If I have XML tag whose body contains ']' the handle_data() method considers 
the ']' as separator (or what ?) and splits the whole text into pieces:

the source code:
-------------------
import xmllib
import sys

class MyXMLParser( xmllib.XMLParser ):
    
    i = 0

    def __init__( self ):
        xmllib.XMLParser.__init__( self )
        self.i = 0

    def unknown_starttag( self, tag, attributes ):
        print 'start tag: ' + tag + str( attributes )

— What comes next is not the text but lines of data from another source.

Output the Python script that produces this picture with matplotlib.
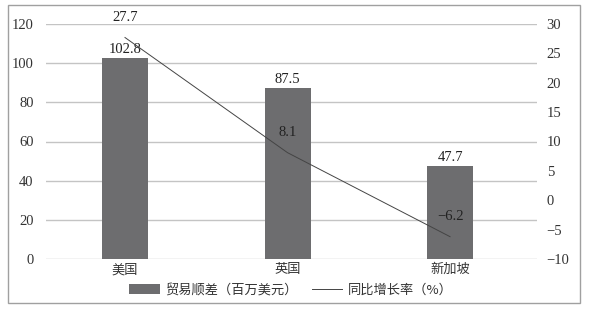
import matplotlib
matplotlib.use("Agg")
import matplotlib.pyplot as plt
from matplotlib.patches import Rectangle, Patch
from matplotlib.lines import Line2D

categories = ["美国", "英国", "新加坡"]
surplus = [102.8, 87.5, 47.7]
growth = [27.7, 8.1, -6.2]
left_ticks = [0, 20, 40, 60, 80, 100, 120]
right_ticks = [-10, -5, 0, 5, 10, 15, 20, 25, 30]
bar_label = "贸易顺差（百万美元）"
line_label = "同比增长率（%）"

serif = ["Liberation Serif", "DejaVu Serif"]
cjk = ["Noto Sans CJK SC", "DejaVu Sans"]

fig = plt.figure(figsize=(5.92, 3.09), dpi=100)
fig.patches.append(Rectangle((8/592, 1-303/309), (580-8)/592, (303-5)/309,
                             transform=fig.transFigure, fill=False,
                             edgecolor="#a0a0a0", linewidth=1.0))
ax = fig.add_axes([46/592, 1-259/309, (537-46)/592, (259-24)/309])
x = list(range(len(categories)))
ax.bar(x, surplus, width=0.283, color="#6d6d6f", zorder=3)
ax.set_xlim(-0.486, 2.535)
ax.set_ylim(0, 120)
ax.set_yticks(left_ticks)
ax.set_yticklabels([str(t) for t in left_ticks], fontfamily=serif, fontsize=10.5, color="#333333")
ax.yaxis.grid(True, color="#c4c4c4", linewidth=1.0, zorder=0)
ax.set_xticks(x)
ax.set_xticklabels(categories, fontfamily=cjk, fontsize=9.5, color="#333333")
ax.tick_params(length=0, pad=9)
ax.tick_params(axis="x", pad=3)
for s in ax.spines.values():
    s.set_visible(False)
for xi, v in zip(x, surplus):
    ax.annotate(f"{v}", (xi, v), xytext=(0, 1.5), textcoords="offset points",
                ha="center", va="bottom", fontfamily=serif, fontsize=10.5, color="#222222", zorder=5)

ax2 = ax.twinx()
ax2.plot(x, growth, color="#444444", linewidth=0.7, zorder=4)
ax2.set_ylim(-10, 30)
ax2.set_yticks(right_ticks)
ax2.set_yticklabels([str(t).replace("-", "\u2212") for t in right_ticks], fontfamily=serif, fontsize=10.5, color="#333333")
ax2.tick_params(length=0, pad=7)
for s in ax2.spines.values():
    s.set_visible(False)
for xi, v in zip(x, growth):
    ax2.annotate(f"{v}".replace("-", "\u2212"), (xi, v), xytext=(0, 10), textcoords="offset points",
                 ha="center", va="bottom", fontfamily=serif, fontsize=10.5, color="#222222", zorder=5)

handles = [Patch(facecolor="#6d6d6f"), Line2D([0], [0], color="#444444", linewidth=0.7)]
leg = fig.legend(handles, [bar_label, line_label], loc="center", bbox_to_anchor=(291/592, 1-290/309),
                 ncol=2, frameon=False, prop={"family": cjk, "size": 9.5}, handlelength=2.3,
                 handleheight=0.7, columnspacing=1.1, handletextpad=0.4)
for t in leg.get_texts():
    t.set_color("#333333")

fig.savefig("out.png", dpi=100)
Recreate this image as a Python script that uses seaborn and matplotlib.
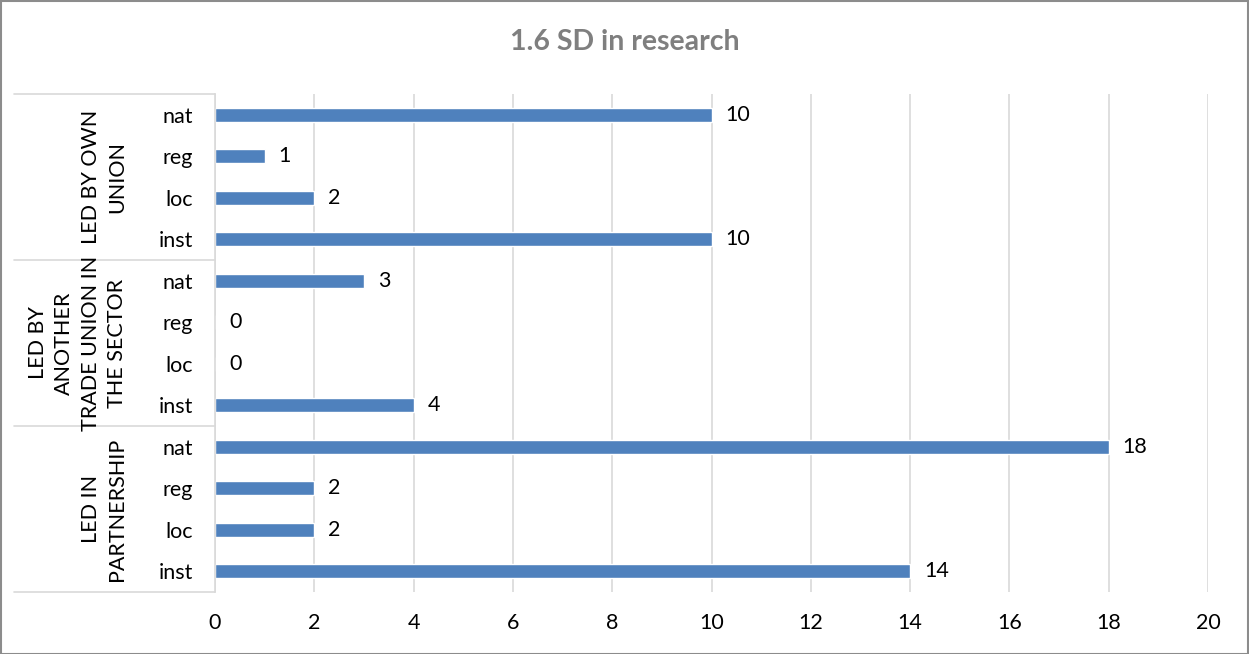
import matplotlib
matplotlib.use("Agg")
import matplotlib.pyplot as plt
import matplotlib.transforms as mtransforms
from matplotlib.patches import Rectangle
import seaborn as sns
import pandas as pd

# Data: three groups, four levels each (listed top to bottom)
groups = ["LED BY OWN\nUNION",
          "LED BY\nANOTHER\nTRADE UNION IN\nTHE SECTOR",
          "LED IN\nPARTNERSHIP"]
levels = ["nat", "reg", "loc", "inst"]
own_union = [10, 1, 2, 10]
another_union = [3, 0, 0, 4]
partnership = [18, 2, 2, 14]
x_ticks = [0, 2, 4, 6, 8, 10, 12, 14, 16, 18, 20]
title = "1.6 SD in research"

sns.set_theme(style="white")
plt.rcParams["font.family"] = ["Lato", "DejaVu Sans"]

rows = []
for g, vals in zip(groups, [own_union, another_union, partnership]):
    for lvl, v in zip(levels, vals):
        rows.append({"key": f"{g}|{lvl}", "group": g, "level": lvl, "value": v})
df = pd.DataFrame(rows)

FS = 15.5
W, H = 1249, 654
fig = plt.figure(figsize=(W / 100, H / 100), dpi=100)
fig.patch.set_facecolor("white")

left, right, top, bottom = 215, 1208, 94, 592
ax = fig.add_axes([left / W, 1 - bottom / H, (right - left) / W, (bottom - top) / H])

sns.barplot(data=df, y="key", x="value", orient="h", color="#4f81bd",
            width=0.34, saturation=1, ax=ax, order=list(df["key"]))

ax.set_xlim(0, 20)
ax.set_ylim(len(df) - 0.5, -0.5)
ax.set_xticks(x_ticks)
ax.set_xticklabels([str(t) for t in x_ticks], fontsize=FS, color="black")
ax.set_yticks(range(len(df)))
ax.set_yticklabels(df["level"], fontsize=FS, color="black")
ax.tick_params(axis="x", length=0, pad=15)
ax.tick_params(axis="y", length=0, pad=16)
ax.set_xlabel("")
ax.set_ylabel("")

ax.grid(axis="x", color="#d9d9d9", linewidth=1.2)
ax.set_axisbelow(True)
for s in ["top", "right", "bottom"]:
    ax.spines[s].set_visible(False)
ax.spines["left"].set_color("#d9d9d9")
ax.spines["left"].set_linewidth(1.2)

# Value labels at the bar ends
for i, v in enumerate(df["value"]):
    ax.annotate(str(v), xy=(v, i), xytext=(10, 0), textcoords="offset points",
                ha="left", va="center", fontsize=FS, color="black")

# Multi-level category axis: separators and group labels
trans = mtransforms.blended_transform_factory(ax.transAxes, ax.transData)
x0 = (14 - left) / (right - left)
n = len(levels)
for k in range(len(groups) + 1):
    yb = k * n - 0.5
    ax.plot([x0, 0], [yb, yb], transform=trans, color="#d9d9d9",
            linewidth=1.2, clip_on=False)
xg = (127 - left) / (right - left)
for k, g in enumerate(groups):
    yc = k * n + (n - 1) / 2
    ax.text(xg, yc, g, transform=trans, rotation=90, ha="right", va="center",
            multialignment="center", fontsize=FS, color="black",
            linespacing=1.4)

fig.suptitle(title, x=0.5, y=1 - 42 / H, va="center", fontsize=20.5,
             fontweight="bold", color="#7f7f7f")

# Outer chart border
fig.patches.append(Rectangle((0.5 / W, 0.5 / H), 1 - 1.5 / W, 1 - 1.5 / H,
                             transform=fig.transFigure, fill=False,
                             edgecolor="#8c8c8c", linewidth=1.5))

fig.savefig("out.png", dpi=100, facecolor="white")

    def unknown_endtag( self, tag ):
        print 'end tag: ' + tag

    def handle_data( self, data ):
        print self.i
        print type( data )
        print data
        self.i = self.i + 1

    def run( self, filename ):
        self.__init__()
        file = open( filename, 'r' )
        self.feed( file.read())
        self.close()
        file.close()

----------------------------------
the XML file sample:
----------------------------------
<?xml version="1.0"?>
<TEST>
  <NAME>
    Conversion from web speed [fpm] to motor speed [rpm] wrong (reference
calibration)
  </NAME>
</TEST>

---------------------------------
runtime:
---------------------------------
odysseus:/usr/home/mira/engine> python
Python 1.5.2 (#2, May 11 1999, 17:14:37)  [GCC 2.7.2.1] on freebsd3
Copyright 1991-1995 Stichting Mathematisch Centrum, Amsterdam
>>> import xmlparser
>>> p = xmlparser.MyXMLParser()
>>> p.run("test.xml")
0
<type 'string'>


start tag: TEST{}
1
<type 'string'>


start tag: NAME{}
2
<type 'string'>
Conversion from web speed [fpm
3
<type 'string'>
]
4
<type 'string'>
 to motor speed [rpm
5
<type 'string'>
]
6
<type 'string'>
 wrong (reference calibration)
end tag: NAME
7
<type 'string'>


end tag: TEST
8
<type 'string'>


>>>
----------------------------------------

I think this is a bug because the XML specification treats the ']' 
as valid data character.
W3C spec. -  [14] CharData ::= [^<&]* - ([^<&]* ']]>' [^<&]*) 

If I parse the example above with other XML parsers (MSXML and one Java based
parser) 
and they read it OK.


Mira